[Start of Data lines]
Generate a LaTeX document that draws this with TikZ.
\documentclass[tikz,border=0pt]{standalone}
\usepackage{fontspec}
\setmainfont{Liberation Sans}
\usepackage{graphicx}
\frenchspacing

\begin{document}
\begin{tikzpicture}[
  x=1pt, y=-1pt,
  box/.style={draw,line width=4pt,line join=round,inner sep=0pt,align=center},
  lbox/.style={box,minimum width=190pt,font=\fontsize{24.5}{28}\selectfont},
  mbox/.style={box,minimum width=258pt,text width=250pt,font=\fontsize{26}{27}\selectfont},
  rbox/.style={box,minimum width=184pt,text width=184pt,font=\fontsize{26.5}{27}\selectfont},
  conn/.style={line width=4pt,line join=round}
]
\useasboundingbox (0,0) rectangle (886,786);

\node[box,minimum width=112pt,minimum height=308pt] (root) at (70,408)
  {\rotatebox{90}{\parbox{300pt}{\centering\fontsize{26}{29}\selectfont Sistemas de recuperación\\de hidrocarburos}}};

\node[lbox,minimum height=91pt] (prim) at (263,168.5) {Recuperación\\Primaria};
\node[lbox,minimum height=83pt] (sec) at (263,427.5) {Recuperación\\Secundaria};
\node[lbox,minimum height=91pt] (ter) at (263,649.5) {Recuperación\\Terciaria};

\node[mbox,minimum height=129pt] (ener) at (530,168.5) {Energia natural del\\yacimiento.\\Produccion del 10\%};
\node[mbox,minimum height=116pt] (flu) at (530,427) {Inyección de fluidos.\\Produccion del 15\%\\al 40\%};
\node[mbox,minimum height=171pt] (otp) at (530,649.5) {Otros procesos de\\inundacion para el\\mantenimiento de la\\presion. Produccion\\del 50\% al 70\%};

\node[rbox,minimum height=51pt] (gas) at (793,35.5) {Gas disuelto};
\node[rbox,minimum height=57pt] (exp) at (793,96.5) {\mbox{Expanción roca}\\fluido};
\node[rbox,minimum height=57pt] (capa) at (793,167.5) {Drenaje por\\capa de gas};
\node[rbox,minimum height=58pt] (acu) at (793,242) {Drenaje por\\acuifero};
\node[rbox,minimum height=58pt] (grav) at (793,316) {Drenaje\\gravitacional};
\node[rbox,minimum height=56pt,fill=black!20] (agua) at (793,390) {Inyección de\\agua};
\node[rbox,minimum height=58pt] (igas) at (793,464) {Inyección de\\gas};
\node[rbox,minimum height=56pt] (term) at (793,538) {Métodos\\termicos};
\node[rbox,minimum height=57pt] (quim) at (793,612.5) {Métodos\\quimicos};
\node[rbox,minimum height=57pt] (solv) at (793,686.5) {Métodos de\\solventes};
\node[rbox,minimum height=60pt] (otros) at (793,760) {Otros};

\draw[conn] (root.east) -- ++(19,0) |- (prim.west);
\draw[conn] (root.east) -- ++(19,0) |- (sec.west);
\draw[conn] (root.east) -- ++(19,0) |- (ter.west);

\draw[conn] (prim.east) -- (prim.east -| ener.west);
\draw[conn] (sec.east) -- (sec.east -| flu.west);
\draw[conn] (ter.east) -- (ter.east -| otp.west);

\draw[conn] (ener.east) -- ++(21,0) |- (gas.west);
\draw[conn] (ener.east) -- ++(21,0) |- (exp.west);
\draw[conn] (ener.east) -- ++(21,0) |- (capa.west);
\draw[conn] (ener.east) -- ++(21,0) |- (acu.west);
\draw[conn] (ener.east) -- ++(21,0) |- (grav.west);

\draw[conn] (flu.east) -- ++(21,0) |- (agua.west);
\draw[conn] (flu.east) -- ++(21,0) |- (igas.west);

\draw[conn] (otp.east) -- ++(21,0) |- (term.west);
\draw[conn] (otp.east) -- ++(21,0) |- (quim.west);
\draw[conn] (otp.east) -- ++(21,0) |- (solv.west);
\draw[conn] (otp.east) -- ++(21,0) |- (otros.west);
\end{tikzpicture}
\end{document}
[End of Data lines]
* _Instruction_
Output exactly the leading lines of the data, up to and including the line marked by "(0,0) rectangle (886,786);".

* _Full solution_
Generate a LaTeX document that draws this with TikZ.
\documentclass[tikz,border=0pt]{standalone}
\usepackage{fontspec}
\setmainfont{Liberation Sans}
\usepackage{graphicx}
\frenchspacing

\begin{document}
\begin{tikzpicture}[
  x=1pt, y=-1pt,
  box/.style={draw,line width=4pt,line join=round,inner sep=0pt,align=center},
  lbox/.style={box,minimum width=190pt,font=\fontsize{24.5}{28}\selectfont},
  mbox/.style={box,minimum width=258pt,text width=250pt,font=\fontsize{26}{27}\selectfont},
  rbox/.style={box,minimum width=184pt,text width=184pt,font=\fontsize{26.5}{27}\selectfont},
  conn/.style={line width=4pt,line join=round}
]
\useasboundingbox (0,0) rectangle (886,786);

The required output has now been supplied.